I really think PD at some point will pick up 8-10 additional used DH4s for additional YOW and YUL/YHU feed. So then add 1-3 DH4 flights/day to YQB, YUL, YHU (eventually they will need to connect Ottawa and Montreal 2 or 3 times a day for feed to/from both - charge $99 one-way vs AC's ridiculous $500 and you'd even get a tiny bit of O&D back), YQY, YSJ, YHM, YKF, YXU, YQG and YSB (add PHL & CLT and a DFW E95 route if an AA codeshare ever happens) + work with TS to base a pair of 321LRs at YOW for mostly Europe in summer, mostly south beyond PD's reach in winter and it's not hard to see how YOW could handle YEG's present day ~8 million pax per year within 10 years.

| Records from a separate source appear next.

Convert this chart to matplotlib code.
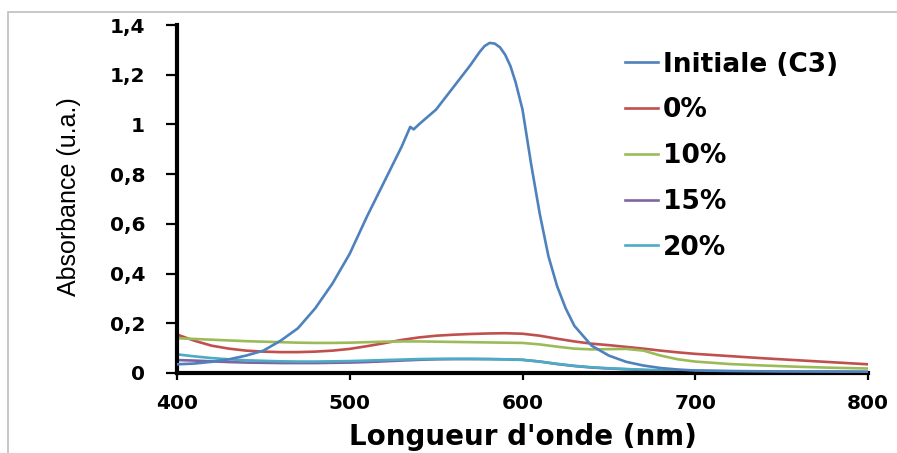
import matplotlib
matplotlib.use("Agg")
import matplotlib.pyplot as plt
from matplotlib.patches import Rectangle

# ---- data ----
x_init = [400, 410, 420, 430, 440, 450, 460, 470, 480, 490, 500, 510, 520, 530, 535, 537,
          540, 550, 560, 570, 575, 578, 581, 584, 587, 590, 593, 596, 600, 605, 610, 615,
          620, 625, 630, 640, 650, 660, 670, 680, 690, 700, 720, 750, 800]
y_init = [0.035, 0.038, 0.045, 0.055, 0.07, 0.09, 0.13, 0.18, 0.26, 0.36, 0.48, 0.63, 0.77,
          0.91, 0.99, 0.98, 1.00, 1.06, 1.15, 1.24, 1.29, 1.315, 1.328, 1.325, 1.31, 1.28,
          1.235, 1.17, 1.06, 0.84, 0.64, 0.47, 0.35, 0.26, 0.19, 0.11, 0.07, 0.045, 0.03,
          0.02, 0.014, 0.01, 0.008, 0.006, 0.005]

x_other = [400, 410, 420, 430, 440, 450, 460, 470, 480, 490, 500, 510, 520, 530, 540, 550,
           560, 570, 580, 590, 600, 610, 620, 630, 640, 650, 660, 670, 680, 690, 700, 720,
           740, 760, 780, 800]
y_0 = [0.155, 0.13, 0.11, 0.098, 0.09, 0.086, 0.084, 0.084, 0.086, 0.09, 0.097, 0.108, 0.12,
       0.133, 0.143, 0.15, 0.154, 0.157, 0.159, 0.16, 0.158, 0.15, 0.138, 0.127, 0.118, 0.112,
       0.105, 0.098, 0.09, 0.083, 0.077, 0.068, 0.059, 0.051, 0.043, 0.035]
y_10 = [0.14, 0.137, 0.134, 0.131, 0.128, 0.126, 0.124, 0.122, 0.121, 0.121, 0.122, 0.124,
        0.126, 0.127, 0.127, 0.126, 0.125, 0.124, 0.123, 0.122, 0.121, 0.115, 0.106, 0.098,
        0.095, 0.096, 0.097, 0.09, 0.07, 0.055, 0.046, 0.036, 0.03, 0.025, 0.021, 0.018]
y_15 = [0.052, 0.05, 0.047, 0.044, 0.042, 0.041, 0.04, 0.04, 0.04, 0.041, 0.042, 0.044,
        0.047, 0.05, 0.053, 0.055, 0.056, 0.056, 0.056, 0.055, 0.053, 0.046, 0.036, 0.028,
        0.022, 0.018, 0.015, 0.012, 0.01, 0.009, 0.008, 0.006, 0.005, 0.004, 0.004, 0.003]
y_20 = [0.075, 0.067, 0.06, 0.055, 0.051, 0.049, 0.047, 0.046, 0.046, 0.047, 0.048, 0.05,
        0.052, 0.054, 0.056, 0.057, 0.057, 0.057, 0.056, 0.055, 0.053, 0.046, 0.037, 0.029,
        0.023, 0.019, 0.016, 0.013, 0.011, 0.01, 0.009, 0.007, 0.006, 0.005, 0.005, 0.004]

labels = ["Initiale (C3)", "0%", "10%", "15%", "20%"]
colors = ["#4F81BD", "#C0504D", "#9BBB59", "#8064A2", "#4BACC6"]
x_ticks = [400, 500, 600, 700, 800]
y_ticks = [0, 0.2, 0.4, 0.6, 0.8, 1.0, 1.2, 1.4]
y_tick_labels = ["0", "0,2", "0,4", "0,6", "0,8", "1", "1,2", "1,4"]

# ---- figure ----
W, H = 897, 453
fig = plt.figure(figsize=(W / 100, H / 100), dpi=100)
ax = fig.add_axes([177 / W, 1 - 373 / H, (868 - 177) / W, (373 - 25) / H])

# border of the chart area
fig.patches.append(Rectangle((8 / W, -0.1), 1.2, 1 - 12 / H + 0.1, transform=fig.transFigure,
                             fill=False, edgecolor="#BFBFBF", linewidth=1.2))

ax.plot(x_init, y_init, color=colors[0], lw=1.9, label=labels[0], zorder=3,
        solid_joinstyle="round")
ax.plot(x_other, y_0, color=colors[1], lw=1.9, label=labels[1])
ax.plot(x_other, y_10, color=colors[2], lw=1.9, label=labels[2])
ax.plot(x_other, y_15, color=colors[3], lw=1.9, label=labels[3])
ax.plot(x_other, y_20, color=colors[4], lw=1.9, label=labels[4])

ax.set_xlim(400, 800)
ax.set_ylim(0, 1.4)
ax.set_xticks(x_ticks)
ax.set_xticklabels([str(t) for t in x_ticks])
ax.set_yticks(y_ticks)
ax.set_yticklabels(y_tick_labels)

for s in ["top", "right"]:
    ax.spines[s].set_visible(False)
for s in ["left", "bottom"]:
    ax.spines[s].set_linewidth(3)
    ax.spines[s].set_color("black")

ax.tick_params(axis="y", direction="out", length=8, width=1.6, pad=15)
ax.tick_params(axis="x", direction="out", length=5, width=1.6, pad=10)
for lab in ax.get_xticklabels() + ax.get_yticklabels():
    lab.set_fontweight("bold")
    lab.set_fontsize(14.5)
    lab.set_family("DejaVu Sans")

ax.set_xlabel("Longueur d'onde (nm)", fontsize=20, fontweight="bold", family="DejaVu Sans")
ax.xaxis.set_label_coords(0.5, (373 - 423) / 348)
ax.set_ylabel("Absorbance (u.a.)", fontsize=18, family=["Liberation Sans"])
ax.yaxis.set_label_coords((81 - 177) / 691, (373 - 197) / 348)

leg = ax.legend(loc="upper left", bbox_to_anchor=((614 - 177) / (868 - 177), 1.0 - (41 - 25) / 348),
                frameon=False, prop={"family": "DejaVu Sans", "weight": "bold", "size": 19},
                handlelength=1.25, handletextpad=0.2, labelspacing=0.75, borderaxespad=0)

fig.savefig("out.png", dpi=100)
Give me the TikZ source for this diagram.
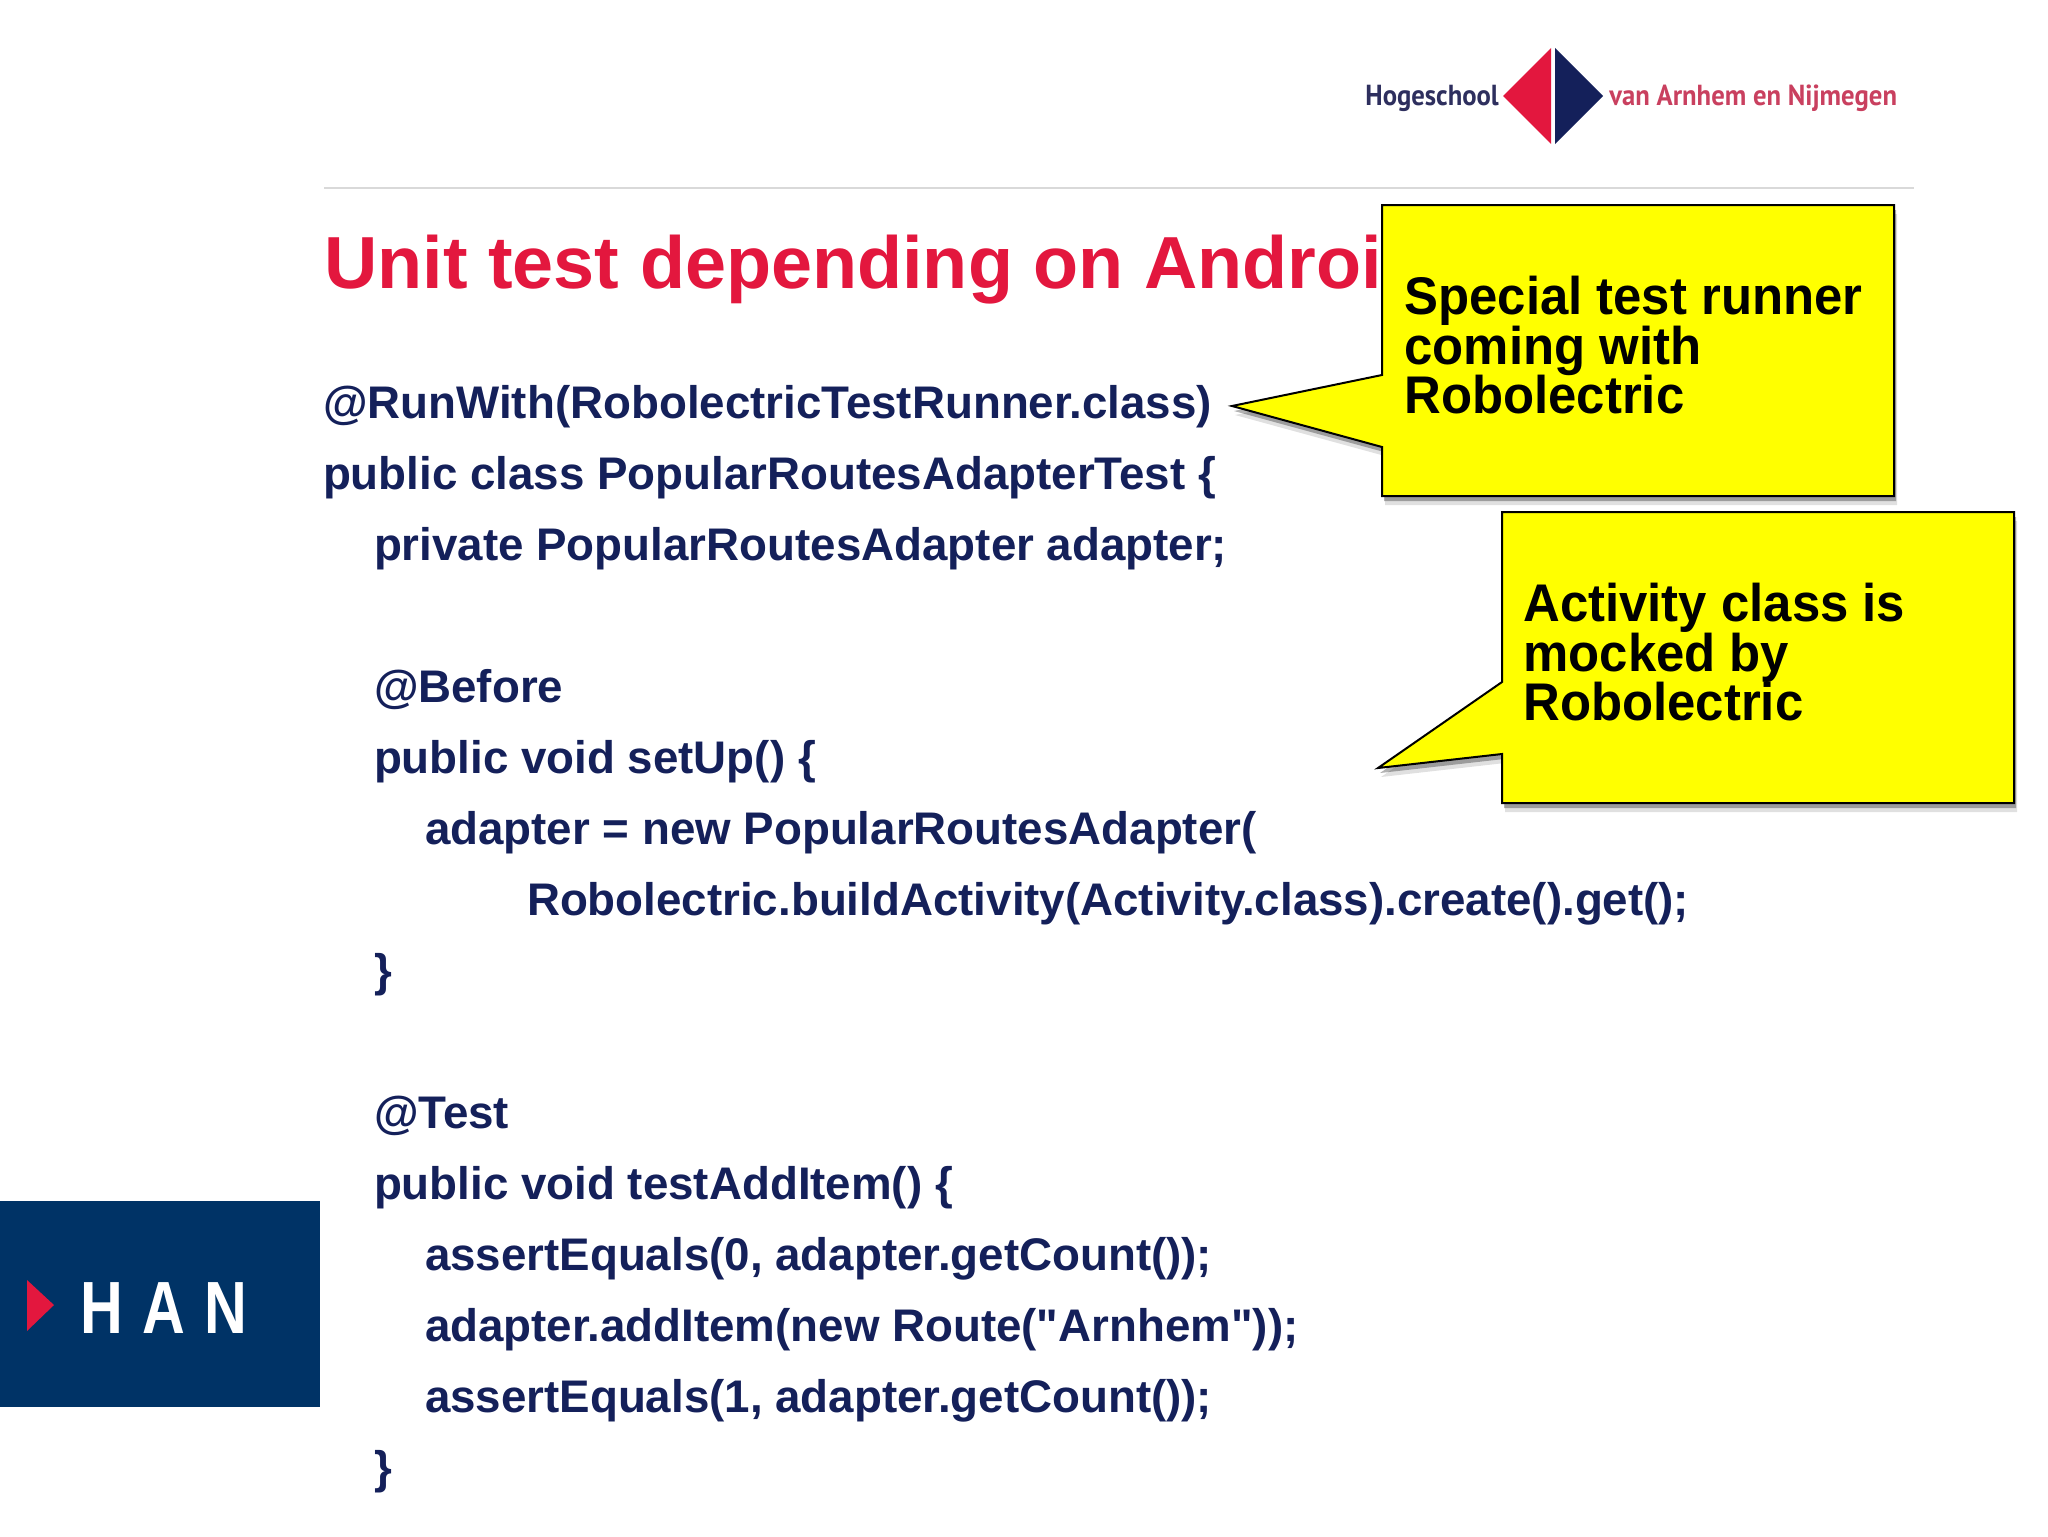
\documentclass[tikz,border=0pt]{standalone}
\usepackage{fontspec}
\setmainfont{Liberation Sans}
\newfontfamily\notefont[FakeStretch=0.96]{Liberation Sans}
\newfontfamily\hanfont[FakeStretch=0.8,LetterSpace=26]{Liberation Sans}
\newfontfamily\logofont[FakeStretch=0.92]{PT Sans}
\usetikzlibrary{matrix, positioning, shadows}
\definecolor{hanred}{HTML}{E3173E}
\definecolor{hannavy}{HTML}{14205A}
\definecolor{hanblue}{HTML}{003366}
\definecolor{noteyellow}{HTML}{FFFF00}
\definecolor{logored}{HTML}{C9405F}
\definecolor{logonavy}{HTML}{2E2F5E}
\tikzset{
  codeblock/.style={
    matrix of nodes,
    inner sep=0pt,
    outer sep=0pt,
    row sep=0pt,
    nodes={inner sep=0pt, outer sep=0pt, anchor=base west, text=hannavy,
      font=\bfseries\fontsize{22.85}{26}\selectfont},
    text height=25pt,
    text depth=10.5pt,
    column 1/.style={anchor=base west},
  },
  indenta/.style={xshift=25.5pt},
  indentb/.style={xshift=51pt},
  indentc/.style={xshift=102pt},
  note/.style={
    draw=black, line width=1pt, fill=noteyellow,
    drop shadow={shadow xshift=1.5pt, shadow yshift=-4.5pt, fill=black, opacity=0.12},
    drop shadow={shadow xshift=1pt, shadow yshift=-2.5pt, fill=black, opacity=0.3}
  },
  notetext/.style={
    anchor=north west, inner sep=0pt, align=left,
    font=\notefont\bfseries\fontsize{26.5}{24.5}\selectfont
  },
  logotext/.style={
    anchor=base west, inner sep=0pt,
    font=\logofont\bfseries\fontsize{14.5}{16}\selectfont
  }
}
\begin{document}
\begin{tikzpicture}[x=0.5pt, y=-0.5pt]
  \useasboundingbox (0,0) rectangle (2048,1536);
  % header
  \fill[hanred] (1503,96) -- (1551,48) -- (1551,144) -- cycle;
  \fill[hannavy] (1555,96) -- (1555,48) -- (1603,96) -- (1555,144) -- cycle;
  \node (hogeschool) [logotext, text=logonavy] at (1365,105) {Hogeschool};
  \node (arnhem) [logotext, text=logored] at (1609,105) {van Arnhem en Nijmegen};
  \draw[black!15, line width=1pt] (324,188) -- (1914,188);
  \node (title) [anchor=base west, inner sep=0pt, text=hanred, font=\bfseries\fontsize{36.9}{44}\selectfont] at (324,288) {Unit test depending on Androi};

  % code
  \matrix (code) [codeblock, anchor=north west] at (323,368) {
    @RunWith(RobolectricTestRunner.class) \\
    public class PopularRoutesAdapterTest \{ \\
    |[indenta]| private PopularRoutesAdapter adapter; \\[35.5pt]
    |[indenta]| @Before \\
    |[indenta]| public void setUp() \{ \\
    |[indentb]| adapter = new PopularRoutesAdapter( \\
    |[indentc]| Robolectric.buildActivity(Activity.class).create().get(); \\
    |[indenta]| \} \\[35.5pt]
    |[indenta]| @Test \\
    |[indenta]| public void testAddItem() \{ \\
    |[indentb]| assertEquals(0, adapter.getCount()); \\
    |[indentb]| adapter.addItem(new Route(\textquotedbl Arnhem\textquotedbl)); \\
    |[indentb]| assertEquals(1, adapter.getCount()); \\
    |[indenta]| \} \\
  };

  % callouts
  \draw[note] (1382,205) -- (1894,205) -- (1894,496) -- (1382,496) -- (1382,447) -- (1232,406) -- (1382,375) -- cycle;
  \node (runner) [notetext] at (1404,276) {Special test runner\\[-1pt]coming with\\[-1pt]Robolectric};
  \draw[note] (1502,512) -- (2014,512) -- (2014,803) -- (1502,803) -- (1502,754) -- (1378,768) -- (1502,682) -- cycle;
  \node (mocked) [notetext] at (1523,583) {Activity class is\\[-1pt]mocked by\\[-1pt]Robolectric};

  % school badge
  \fill[hanblue] (0,1201) rectangle (320,1407);
  \fill[hanred] (27,1280) -- (54,1305) -- (27,1331) -- cycle;
  \node (han) [anchor=base west, inner sep=0pt, text=white, font=\hanfont\bfseries\fontsize{37}{40}\selectfont] at (80,1333) {HAN};
\end{tikzpicture}
\end{document}
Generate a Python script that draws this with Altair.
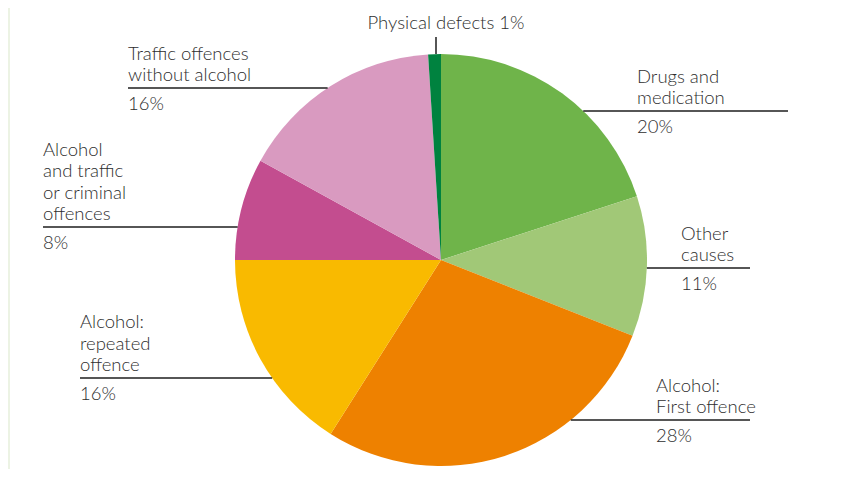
import math
import altair as alt
import pandas as pd

# ---- data ----
categories = [
    "Drugs and medication",
    "Other causes",
    "Alcohol: First offence",
    "Alcohol: repeated offence",
    "Alcohol and traffic or criminal offences",
    "Traffic offences without alcohol",
    "Physical defects",
]
shares = [20, 11, 28, 16, 8, 16, 1]
label_lines = [
    "Drugs and\nmedication",
    "Other\ncauses",
    "Alcohol:\nFirst offence",
    "Alcohol:\nrepeated\noffence",
    "Alcohol\nand traffic\nor criminal\noffences",
    "Traffic offences\nwithout alcohol",
    "Physical defects",
]
colors = ["#6fb44a", "#a1c877", "#ee8100", "#f9ba00", "#c34d8f", "#d99ac0", "#00823f"]

# ---- layout (pixels) ----
W, H = 841, 461
CX, CY, R = 433, 252, 206
FS, LH = 18.5, 21.5
# text x, rule y, outer end of rule, side
label_layout = {
    "Drugs and medication": (629, 103, 780, "right"),
    "Other causes": (673, 260, 742, "right"),
    "Alcohol: First offence": (648, 412, 742, "right"),
    "Alcohol: repeated offence": (72, 370, 72, "left"),
    "Alcohol and traffic or criminal offences": (35, 219, 35, "left"),
    "Traffic offences without alcohol": (120, 80, 120, "left"),
}

pie_df = pd.DataFrame({"category": categories, "share": shares, "order": list(range(len(categories)))})

rules, texts, pcts = [], [], []
for cat, share, lines in zip(categories, shares, label_lines):
    if cat not in label_layout:
        continue
    tx, ly, outer, side = label_layout[cat]
    edge = CX + (1 if side == "right" else -1) * math.sqrt(R * R - (ly - CY) ** 2)
    rules.append({"x": edge, "x2": outer, "y": ly, "y2": ly})
    n = len(lines.split("\n"))
    texts.append({"x": tx, "y": ly - 7 - (n - 1) * LH, "t": lines})
    pcts.append({"x": tx, "y": ly + 22, "t": f"{share}%"})

# physical defects: vertical leader + single line label
pd_x = 428
pd_edge = CY - math.sqrt(R * R - (pd_x - CX) ** 2)
rules.append({"x": pd_x, "x2": pd_x, "y": 29, "y2": pd_edge})
phys = pd.DataFrame([{"x": 438, "y": 21, "t": f"{label_lines[6]} {shares[6]}%"}])

rules_df = pd.DataFrame(rules)
texts_df = pd.DataFrame(texts)
pcts_df = pd.DataFrame(pcts)

strip = alt.Chart(pd.DataFrame({"a": [0]})).mark_rect(color="#ecf3e4").encode(
    x=alt.value(0), x2=alt.value(2), y=alt.value(0), y2=alt.value(H)
)

pie = alt.Chart(pie_df).mark_arc(outerRadius=R, stroke=None).encode(
    theta=alt.Theta("share:Q", stack=True),
    order=alt.Order("order:Q"),
    color=alt.Color("category:N", scale=alt.Scale(domain=categories, range=colors), legend=None),
    x=alt.value(CX),
    y=alt.value(CY),
)

rule_layer = alt.Chart(rules_df).mark_rule(color="#1e1e1e", strokeWidth=1.5).encode(
    x=alt.X("x:Q", scale=None),
    x2="x2:Q",
    y=alt.Y("y:Q", scale=None),
    y2="y2:Q",
)

text_style = dict(font="Lato", fontSize=FS, fontWeight=300, color="#2e2e2e", baseline="alphabetic")

label_layer = alt.Chart(texts_df).mark_text(align="left", lineBreak="\n", lineHeight=LH, **text_style).encode(
    x=alt.X("x:Q", scale=None), y=alt.Y("y:Q", scale=None), text="t:N"
)
pct_layer = alt.Chart(pcts_df).mark_text(align="left", **text_style).encode(
    x=alt.X("x:Q", scale=None), y=alt.Y("y:Q", scale=None), text="t:N"
)
phys_layer = alt.Chart(phys).mark_text(align="center", **text_style).encode(
    x=alt.X("x:Q", scale=None), y=alt.Y("y:Q", scale=None), text="t:N"
)

chart = (
    alt.layer(strip, pie, rule_layer, label_layer, pct_layer, phys_layer)
    .properties(width=W, height=H, padding=0, autosize=alt.AutoSizeParams(type="none"), background="white")
    .configure_view(stroke=None)
)

chart.save("out.html", embed_options={"renderer": "svg", "actions": False})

There's no reason why PD can't grown YOW from the 36 daily (on weekdays) departures in summer 2024 to 70-90 daily in the next 3-5 years. YOW will never be in the big leagues, but I think long-term will be what PDX is to AS in relation to SEA - a very important #2.
PD are really committing to YOW. There's long been ground staff and an F/A base, now there will be a pilots base, more F/As and 200 new maintenance positions + terminal staff. That'll be at least 500 employees eventually.
All this assumes the PD has the war chest to finance all this expansion plus the jet startup losses. The OMERS pension plan seems to believe in the plan. PD are definitely well capitalized to knock out Lynx and Flair (1 down, 1 to go) to be the only viable #3.